Peter Weinberg, Chairman of PWP
In other words, there is going to be a buyback of around 13% of the market cap based on the current share price, over the next year. Of course, the market cap could vary, but the 13% applies if they were to buyback all the shares today.
They started this when their price was in the pits, so it's fine that they're doing a bit of smoothing out on the way back up. Investors can imagine that they'll be buying the dip on their own stock then, and that should lend investors more confidence that a gully won't go on forever.
PWP trades in line with a company like Greenhill in terms of EV/Revenue, where PWP is aggressively scaling and taking on some costs right now making them harder to compare. Compensation has stayed higher as they're still investing in talent, and also chose to keep comps high to keep employees happy given the relatively strong PWP performance, especially in Europe.

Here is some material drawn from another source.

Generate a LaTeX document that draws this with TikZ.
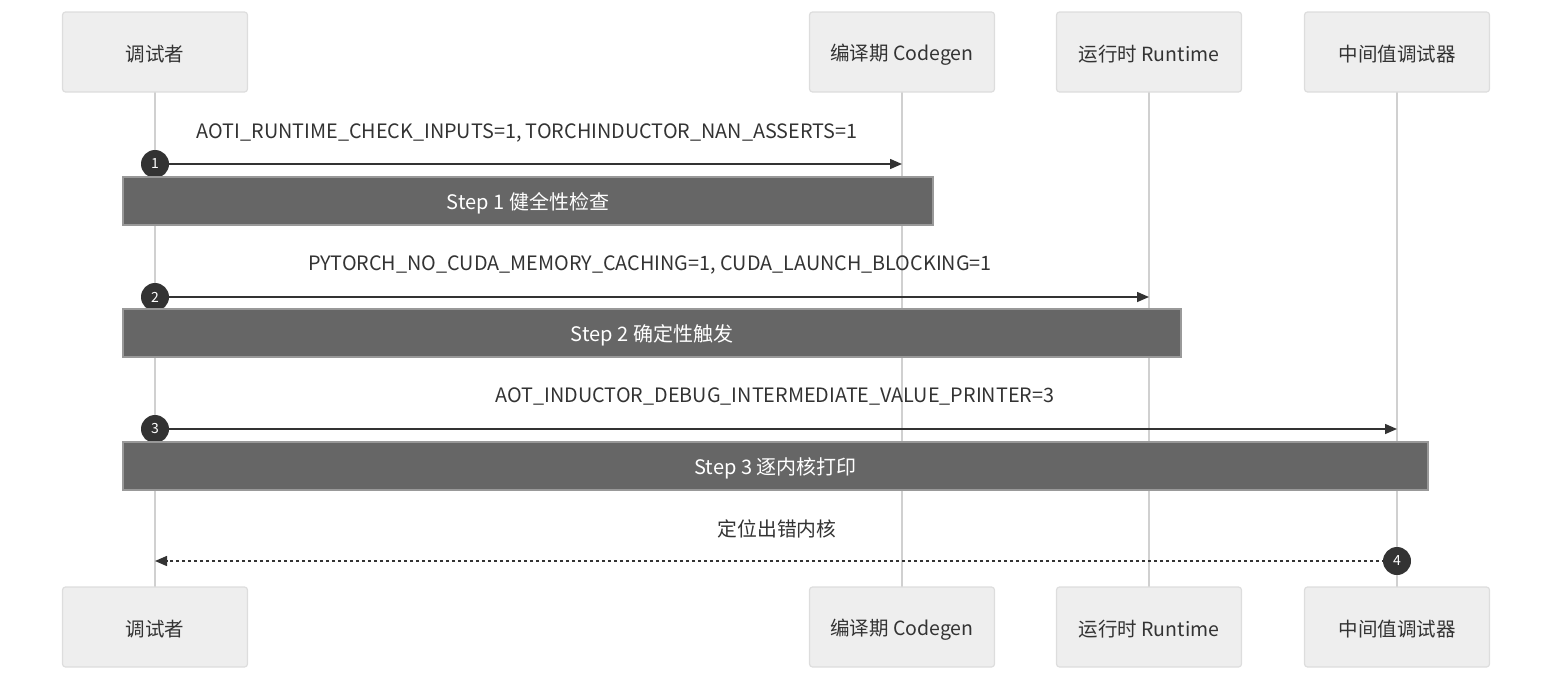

We think there's a lot of upside in PWP. They should be closer to Moelis ( MC ) in some of these multiples. They're below them on the forward PE basis, and they are certainly below them on P/S and EV/Revenue metrics by a factor of 5. The reputation is strong, and the performance continues to improve. Buyback gives extra leverage given that we think certainty will bring those velocities up, and help liquidate backlogs faster and faster as we move further into 2023. It's a solid pick, we like it better than Moelis right now.